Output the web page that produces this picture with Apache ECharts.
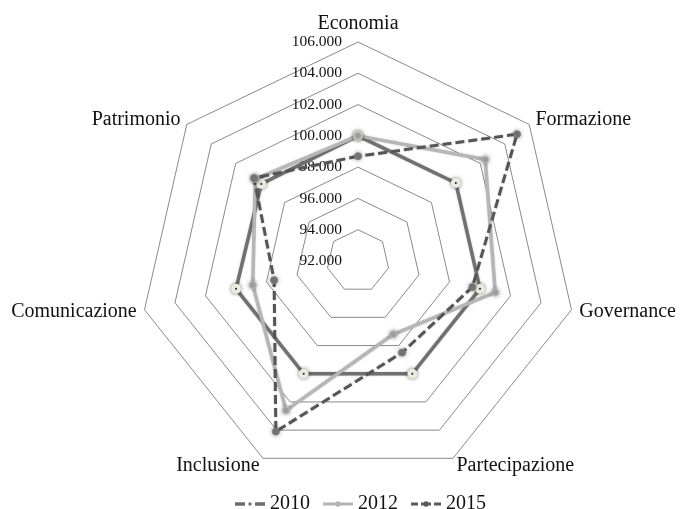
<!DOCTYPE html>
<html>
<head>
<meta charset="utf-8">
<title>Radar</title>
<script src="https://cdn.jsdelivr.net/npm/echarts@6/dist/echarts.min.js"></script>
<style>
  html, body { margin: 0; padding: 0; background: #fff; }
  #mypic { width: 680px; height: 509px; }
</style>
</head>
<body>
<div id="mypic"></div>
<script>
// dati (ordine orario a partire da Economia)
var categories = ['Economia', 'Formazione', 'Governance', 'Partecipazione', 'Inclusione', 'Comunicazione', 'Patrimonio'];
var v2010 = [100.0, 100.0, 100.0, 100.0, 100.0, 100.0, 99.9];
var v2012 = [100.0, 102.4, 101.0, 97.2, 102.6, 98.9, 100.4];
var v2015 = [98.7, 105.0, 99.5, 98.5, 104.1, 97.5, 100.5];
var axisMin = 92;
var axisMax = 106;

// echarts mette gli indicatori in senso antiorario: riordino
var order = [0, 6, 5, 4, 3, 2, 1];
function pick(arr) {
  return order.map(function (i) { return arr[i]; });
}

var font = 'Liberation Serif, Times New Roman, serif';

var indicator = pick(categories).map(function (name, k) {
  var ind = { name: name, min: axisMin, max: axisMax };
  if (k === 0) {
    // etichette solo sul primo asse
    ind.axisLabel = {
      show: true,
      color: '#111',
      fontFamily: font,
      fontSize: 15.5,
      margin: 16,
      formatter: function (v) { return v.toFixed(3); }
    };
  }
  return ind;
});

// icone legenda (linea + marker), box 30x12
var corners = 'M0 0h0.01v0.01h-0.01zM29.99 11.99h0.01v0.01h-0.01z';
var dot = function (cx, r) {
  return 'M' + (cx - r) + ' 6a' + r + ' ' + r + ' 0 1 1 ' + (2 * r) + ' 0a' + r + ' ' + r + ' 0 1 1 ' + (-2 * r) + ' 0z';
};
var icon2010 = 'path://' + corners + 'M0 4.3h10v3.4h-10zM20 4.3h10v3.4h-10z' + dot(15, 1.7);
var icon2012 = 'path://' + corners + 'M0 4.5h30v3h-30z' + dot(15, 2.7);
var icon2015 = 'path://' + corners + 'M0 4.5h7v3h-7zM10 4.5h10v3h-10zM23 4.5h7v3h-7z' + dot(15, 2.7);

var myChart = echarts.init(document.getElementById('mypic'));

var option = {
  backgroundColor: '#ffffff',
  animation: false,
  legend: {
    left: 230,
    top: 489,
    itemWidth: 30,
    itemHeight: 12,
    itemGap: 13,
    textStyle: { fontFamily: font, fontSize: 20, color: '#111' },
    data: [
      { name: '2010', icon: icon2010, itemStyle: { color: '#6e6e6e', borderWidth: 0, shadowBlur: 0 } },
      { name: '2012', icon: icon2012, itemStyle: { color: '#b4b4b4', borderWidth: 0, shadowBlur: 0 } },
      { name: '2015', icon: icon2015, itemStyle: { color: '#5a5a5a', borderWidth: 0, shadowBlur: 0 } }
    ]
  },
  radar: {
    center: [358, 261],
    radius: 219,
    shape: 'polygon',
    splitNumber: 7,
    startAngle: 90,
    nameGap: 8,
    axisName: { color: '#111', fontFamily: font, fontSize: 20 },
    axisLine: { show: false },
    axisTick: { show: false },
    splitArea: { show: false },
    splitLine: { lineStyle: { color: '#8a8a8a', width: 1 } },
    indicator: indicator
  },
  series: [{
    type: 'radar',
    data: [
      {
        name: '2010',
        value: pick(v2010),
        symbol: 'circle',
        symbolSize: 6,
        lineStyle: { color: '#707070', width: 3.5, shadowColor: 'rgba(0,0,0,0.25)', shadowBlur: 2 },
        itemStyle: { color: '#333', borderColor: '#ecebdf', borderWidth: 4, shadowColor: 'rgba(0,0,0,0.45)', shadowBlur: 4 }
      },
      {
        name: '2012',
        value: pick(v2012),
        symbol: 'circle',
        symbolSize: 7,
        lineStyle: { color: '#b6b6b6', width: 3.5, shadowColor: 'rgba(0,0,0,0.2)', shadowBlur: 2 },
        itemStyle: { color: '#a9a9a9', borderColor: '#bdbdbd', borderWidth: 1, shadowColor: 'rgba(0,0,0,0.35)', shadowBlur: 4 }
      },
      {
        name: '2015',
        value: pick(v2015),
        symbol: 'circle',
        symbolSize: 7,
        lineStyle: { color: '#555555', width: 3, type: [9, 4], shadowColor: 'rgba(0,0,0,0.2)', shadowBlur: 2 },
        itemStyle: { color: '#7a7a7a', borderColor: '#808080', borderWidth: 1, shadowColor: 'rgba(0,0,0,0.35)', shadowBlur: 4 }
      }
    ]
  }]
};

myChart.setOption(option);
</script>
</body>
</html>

TASK BRIEF
Write out the listing word for word, omitting the pictures it holds.

WRITTEN RESPONSE
Output the web page that produces this picture with Apache ECharts.
<!DOCTYPE html>
<html>
<head>
<meta charset="utf-8">
<title>Radar</title>
<script src="https://cdn.jsdelivr.net/npm/echarts@6/dist/echarts.min.js"></script>
<style>
  html, body { margin: 0; padding: 0; background: #fff; }
  #mypic { width: 680px; height: 509px; }
</style>
</head>
<body>
<div id="mypic"></div>
<script>
// dati (ordine orario a partire da Economia)
var categories = ['Economia', 'Formazione', 'Governance', 'Partecipazione', 'Inclusione', 'Comunicazione', 'Patrimonio'];
var v2010 = [100.0, 100.0, 100.0, 100.0, 100.0, 100.0, 99.9];
var v2012 = [100.0, 102.4, 101.0, 97.2, 102.6, 98.9, 100.4];
var v2015 = [98.7, 105.0, 99.5, 98.5, 104.1, 97.5, 100.5];
var axisMin = 92;
var axisMax = 106;

// echarts mette gli indicatori in senso antiorario: riordino
var order = [0, 6, 5, 4, 3, 2, 1];
function pick(arr) {
  return order.map(function (i) { return arr[i]; });
}

var font = 'Liberation Serif, Times New Roman, serif';

var indicator = pick(categories).map(function (name, k) {
  var ind = { name: name, min: axisMin, max: axisMax };
  if (k === 0) {
    // etichette solo sul primo asse
    ind.axisLabel = {
      show: true,
      color: '#111',
      fontFamily: font,
      fontSize: 15.5,
      margin: 16,
      formatter: function (v) { return v.toFixed(3); }
    };
  }
  return ind;
});

// icone legenda (linea + marker), box 30x12
var corners = 'M0 0h0.01v0.01h-0.01zM29.99 11.99h0.01v0.01h-0.01z';
var dot = function (cx, r) {
  return 'M' + (cx - r) + ' 6a' + r + ' ' + r + ' 0 1 1 ' + (2 * r) + ' 0a' + r + ' ' + r + ' 0 1 1 ' + (-2 * r) + ' 0z';
};
var icon2010 = 'path://' + corners + 'M0 4.3h10v3.4h-10zM20 4.3h10v3.4h-10z' + dot(15, 1.7);
var icon2012 = 'path://' + corners + 'M0 4.5h30v3h-30z' + dot(15, 2.7);
var icon2015 = 'path://' + corners + 'M0 4.5h7v3h-7zM10 4.5h10v3h-10zM23 4.5h7v3h-7z' + dot(15, 2.7);

var myChart = echarts.init(document.getElementById('mypic'));

var option = {
  backgroundColor: '#ffffff',
  animation: false,
  legend: {
    left: 230,
    top: 489,
    itemWidth: 30,
    itemHeight: 12,
    itemGap: 13,
    textStyle: { fontFamily: font, fontSize: 20, color: '#111' },
    data: [
      { name: '2010', icon: icon2010, itemStyle: { color: '#6e6e6e', borderWidth: 0, shadowBlur: 0 } },
      { name: '2012', icon: icon2012, itemStyle: { color: '#b4b4b4', borderWidth: 0, shadowBlur: 0 } },
      { name: '2015', icon: icon2015, itemStyle: { color: '#5a5a5a', borderWidth: 0, shadowBlur: 0 } }
    ]
  },
  radar: {
    center: [358, 261],
    radius: 219,
    shape: 'polygon',
    splitNumber: 7,
    startAngle: 90,
    nameGap: 8,
    axisName: { color: '#111', fontFamily: font, fontSize: 20 },
    axisLine: { show: false },
    axisTick: { show: false },
    splitArea: { show: false },
    splitLine: { lineStyle: { color: '#8a8a8a', width: 1 } },
    indicator: indicator
  },
  series: [{
    type: 'radar',
    data: [
      {
        name: '2010',
        value: pick(v2010),
        symbol: 'circle',
        symbolSize: 6,
        lineStyle: { color: '#707070', width: 3.5, shadowColor: 'rgba(0,0,0,0.25)', shadowBlur: 2 },
        itemStyle: { color: '#333', borderColor: '#ecebdf', borderWidth: 4, shadowColor: 'rgba(0,0,0,0.45)', shadowBlur: 4 }
      },
      {
        name: '2012',
        value: pick(v2012),
        symbol: 'circle',
        symbolSize: 7,
        lineStyle: { color: '#b6b6b6', width: 3.5, shadowColor: 'rgba(0,0,0,0.2)', shadowBlur: 2 },
        itemStyle: { color: '#a9a9a9', borderColor: '#bdbdbd', borderWidth: 1, shadowColor: 'rgba(0,0,0,0.35)', shadowBlur: 4 }
      },
      {
        name: '2015',
        value: pick(v2015),
        symbol: 'circle',
        symbolSize: 7,
        lineStyle: { color: '#555555', width: 3, type: [9, 4], shadowColor: 'rgba(0,0,0,0.2)', shadowBlur: 2 },
        itemStyle: { color: '#7a7a7a', borderColor: '#808080', borderWidth: 1, shadowColor: 'rgba(0,0,0,0.35)', shadowBlur: 4 }
      }
    ]
  }]
};

myChart.setOption(option);
</script>
</body>
</html>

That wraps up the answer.